Your instructions — Where does the string "matplotlib" appear in the records? Copy every line that contains it.

+ + + +

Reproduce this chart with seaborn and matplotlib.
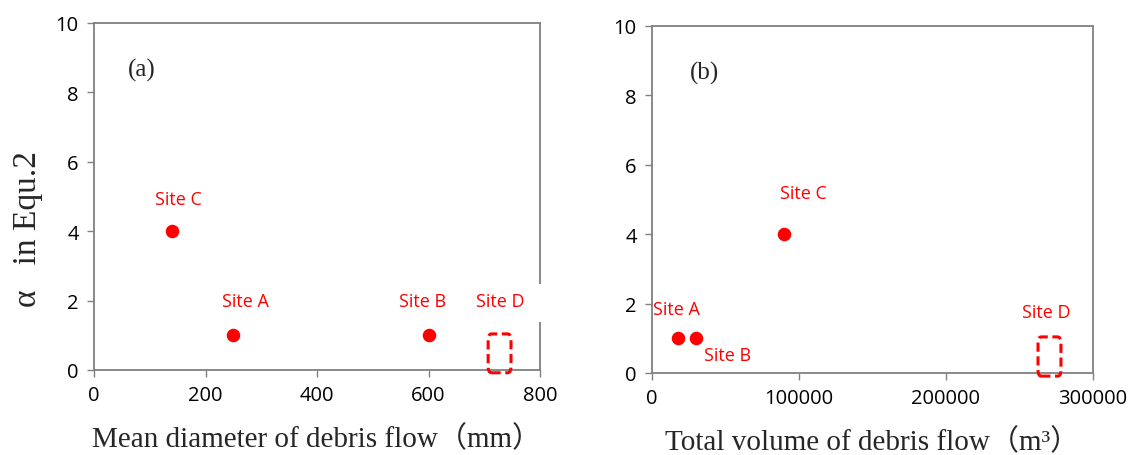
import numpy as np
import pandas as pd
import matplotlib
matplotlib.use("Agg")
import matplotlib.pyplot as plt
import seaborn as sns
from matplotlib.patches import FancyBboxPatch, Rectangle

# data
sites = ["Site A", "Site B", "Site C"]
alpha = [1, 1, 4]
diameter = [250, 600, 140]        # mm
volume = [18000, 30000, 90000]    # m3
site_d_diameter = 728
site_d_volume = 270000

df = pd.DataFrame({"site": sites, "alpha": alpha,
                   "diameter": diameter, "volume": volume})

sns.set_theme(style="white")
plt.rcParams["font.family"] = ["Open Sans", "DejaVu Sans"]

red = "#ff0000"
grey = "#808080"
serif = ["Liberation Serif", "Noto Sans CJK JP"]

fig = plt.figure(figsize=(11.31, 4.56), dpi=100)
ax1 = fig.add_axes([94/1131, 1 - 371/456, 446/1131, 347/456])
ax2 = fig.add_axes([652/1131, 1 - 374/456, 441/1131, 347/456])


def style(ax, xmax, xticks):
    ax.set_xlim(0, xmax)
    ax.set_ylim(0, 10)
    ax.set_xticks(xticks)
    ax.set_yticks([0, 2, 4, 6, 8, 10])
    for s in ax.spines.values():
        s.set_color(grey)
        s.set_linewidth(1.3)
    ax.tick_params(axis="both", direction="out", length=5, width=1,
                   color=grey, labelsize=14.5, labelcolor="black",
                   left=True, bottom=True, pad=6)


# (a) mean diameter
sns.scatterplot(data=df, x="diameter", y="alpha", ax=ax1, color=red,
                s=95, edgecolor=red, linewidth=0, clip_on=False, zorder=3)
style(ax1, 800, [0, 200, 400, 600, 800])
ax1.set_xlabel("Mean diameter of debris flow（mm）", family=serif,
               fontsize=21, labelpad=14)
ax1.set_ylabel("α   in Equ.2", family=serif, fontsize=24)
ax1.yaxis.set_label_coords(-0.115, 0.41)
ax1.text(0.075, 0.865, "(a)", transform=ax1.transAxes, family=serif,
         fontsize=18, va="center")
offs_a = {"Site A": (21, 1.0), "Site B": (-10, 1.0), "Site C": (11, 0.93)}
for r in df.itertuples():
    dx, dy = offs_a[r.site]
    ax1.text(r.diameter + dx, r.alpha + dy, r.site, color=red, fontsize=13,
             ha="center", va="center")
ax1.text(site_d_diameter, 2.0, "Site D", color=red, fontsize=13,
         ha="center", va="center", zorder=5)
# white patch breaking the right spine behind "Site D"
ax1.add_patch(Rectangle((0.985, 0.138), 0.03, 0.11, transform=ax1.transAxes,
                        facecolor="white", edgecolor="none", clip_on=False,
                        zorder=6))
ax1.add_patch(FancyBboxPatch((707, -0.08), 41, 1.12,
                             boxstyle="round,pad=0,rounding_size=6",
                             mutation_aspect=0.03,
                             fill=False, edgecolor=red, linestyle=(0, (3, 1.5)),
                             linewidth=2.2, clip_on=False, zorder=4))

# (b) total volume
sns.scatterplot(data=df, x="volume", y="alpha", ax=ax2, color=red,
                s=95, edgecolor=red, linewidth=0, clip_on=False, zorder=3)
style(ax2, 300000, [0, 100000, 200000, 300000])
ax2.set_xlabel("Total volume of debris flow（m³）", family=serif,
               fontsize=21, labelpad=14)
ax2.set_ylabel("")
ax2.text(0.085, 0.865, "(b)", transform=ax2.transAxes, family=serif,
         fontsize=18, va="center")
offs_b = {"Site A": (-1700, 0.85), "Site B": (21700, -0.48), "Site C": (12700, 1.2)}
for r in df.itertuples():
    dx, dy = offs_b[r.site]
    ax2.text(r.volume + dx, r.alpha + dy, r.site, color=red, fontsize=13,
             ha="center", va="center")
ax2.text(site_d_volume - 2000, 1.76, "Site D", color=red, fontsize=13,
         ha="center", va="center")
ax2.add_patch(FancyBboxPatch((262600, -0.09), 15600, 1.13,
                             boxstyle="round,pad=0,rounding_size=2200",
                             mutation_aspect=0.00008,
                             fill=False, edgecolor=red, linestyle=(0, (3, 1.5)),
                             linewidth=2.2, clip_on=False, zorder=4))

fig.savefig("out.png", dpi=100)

+ + + +

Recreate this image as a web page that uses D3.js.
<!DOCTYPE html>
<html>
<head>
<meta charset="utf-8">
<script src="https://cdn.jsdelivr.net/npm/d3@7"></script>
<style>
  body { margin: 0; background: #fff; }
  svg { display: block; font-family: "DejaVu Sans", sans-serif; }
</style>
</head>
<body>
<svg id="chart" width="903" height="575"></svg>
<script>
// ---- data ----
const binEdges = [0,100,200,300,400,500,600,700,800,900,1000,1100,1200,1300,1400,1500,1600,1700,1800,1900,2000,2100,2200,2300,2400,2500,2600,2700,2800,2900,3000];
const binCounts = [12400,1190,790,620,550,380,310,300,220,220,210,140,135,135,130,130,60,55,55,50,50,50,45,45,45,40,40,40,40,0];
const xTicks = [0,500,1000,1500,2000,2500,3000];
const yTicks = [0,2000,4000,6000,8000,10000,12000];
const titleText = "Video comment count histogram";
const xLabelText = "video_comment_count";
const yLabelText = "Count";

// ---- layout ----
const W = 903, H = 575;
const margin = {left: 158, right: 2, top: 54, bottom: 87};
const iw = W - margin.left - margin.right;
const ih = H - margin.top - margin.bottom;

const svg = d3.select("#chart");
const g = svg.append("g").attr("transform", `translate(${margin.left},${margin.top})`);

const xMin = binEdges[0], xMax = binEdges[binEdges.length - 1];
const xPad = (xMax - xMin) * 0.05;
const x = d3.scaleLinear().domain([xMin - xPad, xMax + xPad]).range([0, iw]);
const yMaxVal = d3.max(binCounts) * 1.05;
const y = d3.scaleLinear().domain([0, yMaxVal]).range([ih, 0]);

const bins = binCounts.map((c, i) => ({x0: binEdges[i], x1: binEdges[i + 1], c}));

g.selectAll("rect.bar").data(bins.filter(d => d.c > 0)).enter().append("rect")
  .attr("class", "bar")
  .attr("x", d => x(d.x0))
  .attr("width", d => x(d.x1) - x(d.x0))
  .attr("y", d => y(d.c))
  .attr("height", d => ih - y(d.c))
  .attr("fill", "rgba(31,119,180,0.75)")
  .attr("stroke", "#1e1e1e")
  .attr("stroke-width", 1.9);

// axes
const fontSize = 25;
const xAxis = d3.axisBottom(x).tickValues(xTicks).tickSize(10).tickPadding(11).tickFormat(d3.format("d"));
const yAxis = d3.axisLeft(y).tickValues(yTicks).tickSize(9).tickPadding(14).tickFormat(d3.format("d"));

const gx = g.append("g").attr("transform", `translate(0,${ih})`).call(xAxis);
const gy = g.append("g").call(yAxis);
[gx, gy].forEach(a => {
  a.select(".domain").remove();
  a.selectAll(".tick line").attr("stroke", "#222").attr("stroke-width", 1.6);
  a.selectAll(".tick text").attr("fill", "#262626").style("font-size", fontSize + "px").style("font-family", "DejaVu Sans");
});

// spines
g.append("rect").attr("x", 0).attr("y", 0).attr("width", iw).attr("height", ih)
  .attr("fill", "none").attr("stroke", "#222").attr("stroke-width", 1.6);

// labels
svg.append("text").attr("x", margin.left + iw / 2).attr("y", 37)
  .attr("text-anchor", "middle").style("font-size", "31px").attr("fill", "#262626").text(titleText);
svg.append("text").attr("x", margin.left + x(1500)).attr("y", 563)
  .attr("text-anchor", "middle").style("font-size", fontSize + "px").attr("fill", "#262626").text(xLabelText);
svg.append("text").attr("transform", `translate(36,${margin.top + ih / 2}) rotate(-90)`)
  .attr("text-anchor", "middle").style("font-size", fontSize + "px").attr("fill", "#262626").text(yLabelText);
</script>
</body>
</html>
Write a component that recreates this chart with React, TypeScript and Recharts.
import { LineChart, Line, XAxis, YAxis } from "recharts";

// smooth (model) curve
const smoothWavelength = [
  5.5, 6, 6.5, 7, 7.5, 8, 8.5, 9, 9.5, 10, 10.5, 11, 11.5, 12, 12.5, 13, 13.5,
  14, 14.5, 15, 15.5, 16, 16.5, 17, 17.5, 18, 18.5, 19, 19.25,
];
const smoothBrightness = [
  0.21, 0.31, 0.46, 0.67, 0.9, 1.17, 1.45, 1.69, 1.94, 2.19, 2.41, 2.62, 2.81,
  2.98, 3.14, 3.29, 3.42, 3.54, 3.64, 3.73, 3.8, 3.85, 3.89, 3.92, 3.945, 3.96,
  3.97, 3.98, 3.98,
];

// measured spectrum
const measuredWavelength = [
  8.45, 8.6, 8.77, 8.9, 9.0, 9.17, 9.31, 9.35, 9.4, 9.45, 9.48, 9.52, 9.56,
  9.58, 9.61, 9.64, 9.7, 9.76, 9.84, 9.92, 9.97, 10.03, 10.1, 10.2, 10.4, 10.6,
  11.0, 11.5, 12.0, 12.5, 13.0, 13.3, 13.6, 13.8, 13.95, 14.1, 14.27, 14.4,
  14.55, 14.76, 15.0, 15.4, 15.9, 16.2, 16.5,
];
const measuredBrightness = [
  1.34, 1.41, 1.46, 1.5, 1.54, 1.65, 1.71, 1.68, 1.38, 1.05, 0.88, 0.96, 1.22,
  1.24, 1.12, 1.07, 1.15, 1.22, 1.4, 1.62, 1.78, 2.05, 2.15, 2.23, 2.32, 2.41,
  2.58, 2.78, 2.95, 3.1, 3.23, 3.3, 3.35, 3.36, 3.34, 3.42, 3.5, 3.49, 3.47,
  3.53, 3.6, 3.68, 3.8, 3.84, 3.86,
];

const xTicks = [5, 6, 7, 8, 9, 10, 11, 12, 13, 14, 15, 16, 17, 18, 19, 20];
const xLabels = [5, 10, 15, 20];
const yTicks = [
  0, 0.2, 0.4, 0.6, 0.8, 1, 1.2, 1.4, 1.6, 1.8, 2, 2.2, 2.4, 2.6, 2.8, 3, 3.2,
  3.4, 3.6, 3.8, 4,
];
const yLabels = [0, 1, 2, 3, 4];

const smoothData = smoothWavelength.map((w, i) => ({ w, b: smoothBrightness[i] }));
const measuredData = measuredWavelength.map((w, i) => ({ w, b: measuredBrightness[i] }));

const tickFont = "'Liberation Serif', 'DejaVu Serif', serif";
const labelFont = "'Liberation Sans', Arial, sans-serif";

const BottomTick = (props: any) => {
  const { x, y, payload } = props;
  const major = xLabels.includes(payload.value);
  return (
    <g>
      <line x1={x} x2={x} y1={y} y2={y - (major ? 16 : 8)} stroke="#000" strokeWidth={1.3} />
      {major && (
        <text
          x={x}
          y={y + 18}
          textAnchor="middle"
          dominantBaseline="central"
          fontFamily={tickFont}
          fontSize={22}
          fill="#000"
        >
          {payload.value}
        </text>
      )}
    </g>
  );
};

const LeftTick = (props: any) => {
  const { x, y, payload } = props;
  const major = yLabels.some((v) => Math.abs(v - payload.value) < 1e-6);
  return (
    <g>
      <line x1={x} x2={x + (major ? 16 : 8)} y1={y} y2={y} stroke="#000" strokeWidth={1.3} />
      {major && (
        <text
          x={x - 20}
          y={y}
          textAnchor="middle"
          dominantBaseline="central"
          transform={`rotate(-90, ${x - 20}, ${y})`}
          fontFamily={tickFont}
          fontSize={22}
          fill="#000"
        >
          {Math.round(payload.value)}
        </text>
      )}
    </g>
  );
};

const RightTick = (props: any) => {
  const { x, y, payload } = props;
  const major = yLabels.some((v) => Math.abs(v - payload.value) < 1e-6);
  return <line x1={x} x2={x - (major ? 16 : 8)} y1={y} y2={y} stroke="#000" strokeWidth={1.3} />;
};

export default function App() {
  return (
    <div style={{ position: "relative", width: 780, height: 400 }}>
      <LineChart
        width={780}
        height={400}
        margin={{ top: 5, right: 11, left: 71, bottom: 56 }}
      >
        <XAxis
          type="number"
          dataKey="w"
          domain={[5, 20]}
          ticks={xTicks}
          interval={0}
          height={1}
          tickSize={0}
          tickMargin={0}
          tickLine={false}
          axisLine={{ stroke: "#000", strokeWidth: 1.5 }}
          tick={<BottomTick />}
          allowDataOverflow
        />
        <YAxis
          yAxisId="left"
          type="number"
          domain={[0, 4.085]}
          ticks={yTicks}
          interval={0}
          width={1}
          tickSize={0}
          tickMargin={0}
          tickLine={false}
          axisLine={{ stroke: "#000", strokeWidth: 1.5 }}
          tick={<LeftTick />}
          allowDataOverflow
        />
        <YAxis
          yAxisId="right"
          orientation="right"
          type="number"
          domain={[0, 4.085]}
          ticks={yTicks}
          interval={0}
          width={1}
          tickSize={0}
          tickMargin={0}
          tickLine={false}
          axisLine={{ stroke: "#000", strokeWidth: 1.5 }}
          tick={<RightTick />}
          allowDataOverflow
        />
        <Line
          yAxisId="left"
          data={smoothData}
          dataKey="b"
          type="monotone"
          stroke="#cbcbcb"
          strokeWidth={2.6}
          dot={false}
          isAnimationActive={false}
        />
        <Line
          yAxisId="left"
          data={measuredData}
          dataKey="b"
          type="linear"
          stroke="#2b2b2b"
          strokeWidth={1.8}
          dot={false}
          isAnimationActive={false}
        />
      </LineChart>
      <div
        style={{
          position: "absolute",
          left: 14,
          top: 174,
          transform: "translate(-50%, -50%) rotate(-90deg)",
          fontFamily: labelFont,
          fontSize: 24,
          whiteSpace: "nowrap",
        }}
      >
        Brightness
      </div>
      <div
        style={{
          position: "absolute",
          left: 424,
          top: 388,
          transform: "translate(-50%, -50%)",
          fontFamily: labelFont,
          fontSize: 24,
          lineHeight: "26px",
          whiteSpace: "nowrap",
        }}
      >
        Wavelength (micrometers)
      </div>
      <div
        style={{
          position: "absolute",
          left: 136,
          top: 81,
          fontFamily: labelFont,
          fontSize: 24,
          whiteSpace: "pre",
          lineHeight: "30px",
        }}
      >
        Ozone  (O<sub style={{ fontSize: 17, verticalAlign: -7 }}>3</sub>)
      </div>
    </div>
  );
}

+ + + +

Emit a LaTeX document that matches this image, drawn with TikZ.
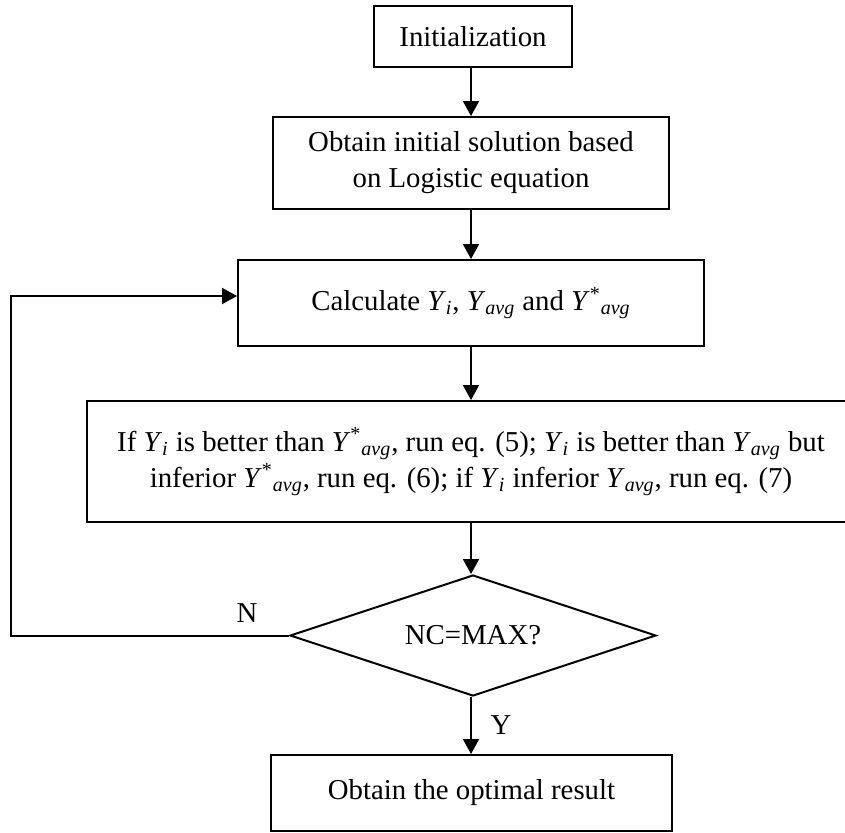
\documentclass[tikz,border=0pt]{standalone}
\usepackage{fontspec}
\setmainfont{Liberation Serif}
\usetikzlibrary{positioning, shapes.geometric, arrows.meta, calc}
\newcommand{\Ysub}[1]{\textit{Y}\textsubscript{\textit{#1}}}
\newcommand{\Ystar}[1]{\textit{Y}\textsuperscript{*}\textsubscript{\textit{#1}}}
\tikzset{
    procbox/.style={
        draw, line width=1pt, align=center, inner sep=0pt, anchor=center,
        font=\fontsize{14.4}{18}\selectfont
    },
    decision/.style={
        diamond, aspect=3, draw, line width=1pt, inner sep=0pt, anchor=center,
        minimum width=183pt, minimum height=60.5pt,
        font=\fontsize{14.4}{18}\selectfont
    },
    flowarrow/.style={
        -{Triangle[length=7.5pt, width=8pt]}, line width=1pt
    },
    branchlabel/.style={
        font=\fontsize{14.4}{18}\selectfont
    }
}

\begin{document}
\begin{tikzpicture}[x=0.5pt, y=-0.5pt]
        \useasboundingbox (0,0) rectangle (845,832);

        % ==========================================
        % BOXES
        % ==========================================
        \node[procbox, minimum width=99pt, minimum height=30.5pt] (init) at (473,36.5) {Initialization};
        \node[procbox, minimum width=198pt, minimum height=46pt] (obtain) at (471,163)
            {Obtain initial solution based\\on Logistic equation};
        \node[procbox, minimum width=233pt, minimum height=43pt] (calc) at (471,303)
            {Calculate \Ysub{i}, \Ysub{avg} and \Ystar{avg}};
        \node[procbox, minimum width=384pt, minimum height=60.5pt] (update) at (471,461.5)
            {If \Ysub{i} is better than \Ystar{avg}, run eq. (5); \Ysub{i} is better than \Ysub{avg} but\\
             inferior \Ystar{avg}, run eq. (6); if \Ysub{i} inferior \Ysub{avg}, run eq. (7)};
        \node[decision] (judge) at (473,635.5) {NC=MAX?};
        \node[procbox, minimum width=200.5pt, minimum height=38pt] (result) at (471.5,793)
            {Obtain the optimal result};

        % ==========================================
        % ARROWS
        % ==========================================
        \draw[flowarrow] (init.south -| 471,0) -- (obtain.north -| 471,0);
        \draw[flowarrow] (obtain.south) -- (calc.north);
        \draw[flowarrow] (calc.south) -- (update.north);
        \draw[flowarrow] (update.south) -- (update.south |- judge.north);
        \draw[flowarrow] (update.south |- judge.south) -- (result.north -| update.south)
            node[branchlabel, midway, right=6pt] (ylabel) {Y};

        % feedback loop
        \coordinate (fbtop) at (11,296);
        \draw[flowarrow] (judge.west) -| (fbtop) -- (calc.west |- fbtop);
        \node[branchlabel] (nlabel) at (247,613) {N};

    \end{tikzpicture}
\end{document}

+ + + +

Response to this exercise —
Reproduce this chart with seaborn and matplotlib.
import matplotlib
matplotlib.use("Agg")
import matplotlib.pyplot as plt
from matplotlib.patches import FancyBboxPatch, Rectangle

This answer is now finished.